IN INDIA, CUSTOMER SERVICE MUST BE A SEAMLESS PROCESS
Customer service should be viewed as a series of connected steps - detection, preparation, transaction, measurement, understanding and improvement; instead of holding segments of the organization responsible for each, a customer-focused team should be formed
A few weeks back, I bought an air ticket through an aggregator app, which runs a campaign about how they pro-actively shift passengers from one airline to another in case of delay. On realizing that my fight was delayed by four hours, I called them to get a ‘solution’ – it turned out that I could either wait or buy a new ticket at 70% premium. I had no choice but to buy a new one.
What followed was even more surprising - a hefty cancellation fee. My mail requesting them for a waiver received an auto response that their e-mail customer support is discontinued, I could call or chat. The chat bot took me around in circles thrice to start all over again. Finally, in frustration, I gave up; the efforts and my patronage. And till today, no human in that company ever bothered to look at the traces, all disjointed though, and reach out.
As the channels moved from single to multi to cross to omni, the platforms built to handle the immediate need never took into account the dynamism in the customer mobility and therefore business owners have no way to understand the frictions. Contrary to the above, I bought an electronic item from a global e-commerce company. It wasn’t up to my satisfaction. I sought the chat option for a solution. Within seconds, the chat bot handed charge to a human, seamlessly. The person empowered and presumably having a ‘single view’ of the customer, offered to take it back and send me the refund as a special case, although they offer only replacement of electronics.
As Maya Angelou said, “People may not remember exactly what you did, or said, but they will always remember how you made them feel.”
THE TRUTH Companies have even blindfolded themselves as ‘data-driven organizations’ and built various silos, layers of visualization and analytical tools, to the extent that they are willing to drive into no man’s land because their GPS doesn’t say anything about a detour!

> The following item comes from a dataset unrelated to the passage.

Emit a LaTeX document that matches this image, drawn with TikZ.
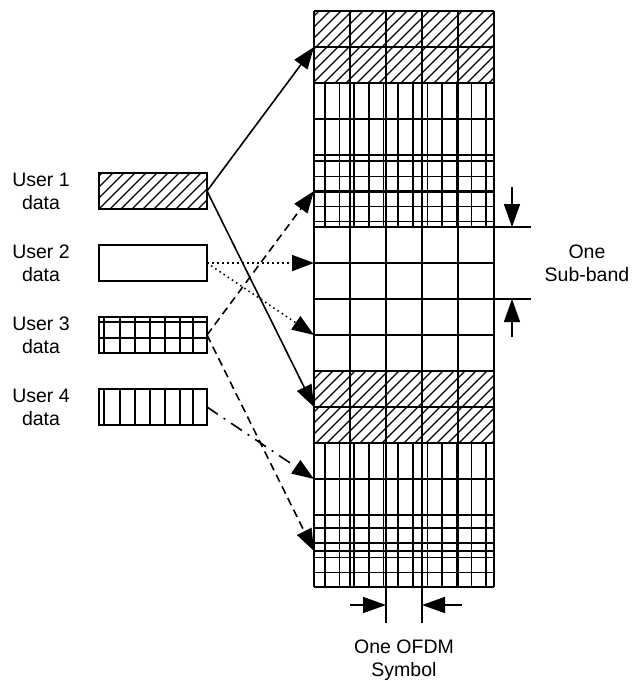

Reports on what to watch out for put customer-centricity ahead of every other trend. A recent KPMG study presented six pillars of importance in India’s customer experience excellence and its impact on loyalty and advocacy, the pillars being personalization, integrity, time of effort, resolution, expectations and empathy.
While many Indian companies do not have any focus on customer experience, it is also a proven fact that expectation and experience coming face to face produces economic value:
• A moderate increase in customer experience generates an average revenue increase of $823 million over three years for a company with $1 billion in annual revenues - Temkin Group
• 63% of shoppers feel like offline retailers don’t know them. Customers are accustomed to online shopping sites remembering their persona and offering relevant recommendations. – Sales Force
• 86% of retail shoppers will pay more for experiences (online + offline) but only 1% are equipped with systems and processes to deliver the same based on customer expectations. – Oracle Jack Ma had once used an interesting theory, 30-30-30; build organizations for 30 years, focus on people who are 30 and below and keep other companies with 30 or lesser employees on the radar. But in today’s short-sighted business environment, where leaders are not looking at horizons beyond three years, businesses are going through a mad rush to acquire customers by ‘seducing’ them through ‘campaigns’. And everyone takes the credit for the touch point which drove sales; search for a trending key word, social for the topical post, influencer marketing for a celeb retweeting, mobile for the pop-up, but no one knows what the eventual customer experience was.
HOW TO FORGE A SMART CUSTOMER EXPERIENCE STRATEGY Transformative leaders in India do have the opportunity to reinvent their organizations. Here is a simple six-step process to begin the journey.
1. Build a transformation team (define the purpose, example, cutting the layers internally and externally) not based on seniority, but with people who are non-conformists, dissenters and rebels. Identify such talents and develop them along with the other conformist stars, intentionally.
2. Find external partners who are mavericks and involved in making a difference at their own terms. Apply Jack Ma’s philosophy to look for such organizations, beginning to be spoken about with less than 30 people.
3. Create a 70:20:10 model. On 70%, the team is tasked to make just one intervention which is different compared to what has traditionally been practised, two interventions on the 20% and use just 10% of the resources to support 70 and 20 as well as build absolutely new realm of possibilities, whether it is on building a single view of consumers/personalization/clean first party data/ reducing frictions/similar online-offline experiences/last mile discovery/engaged communities/empowering and celebrating employees as well as consumers.
4. Embrace speed and the ability to embark on multiple ideas and concepts recognizing some may even fail, so long as it is based on aim high and fail fast philosophy.
5. Create very clear accountabilities and celebrate the success of this team.
6. In order to mitigate the legacy best practices thinking, adopt a balanced approach of 50:50 Look Around. Understand. Do: Look Around. Do. Understand.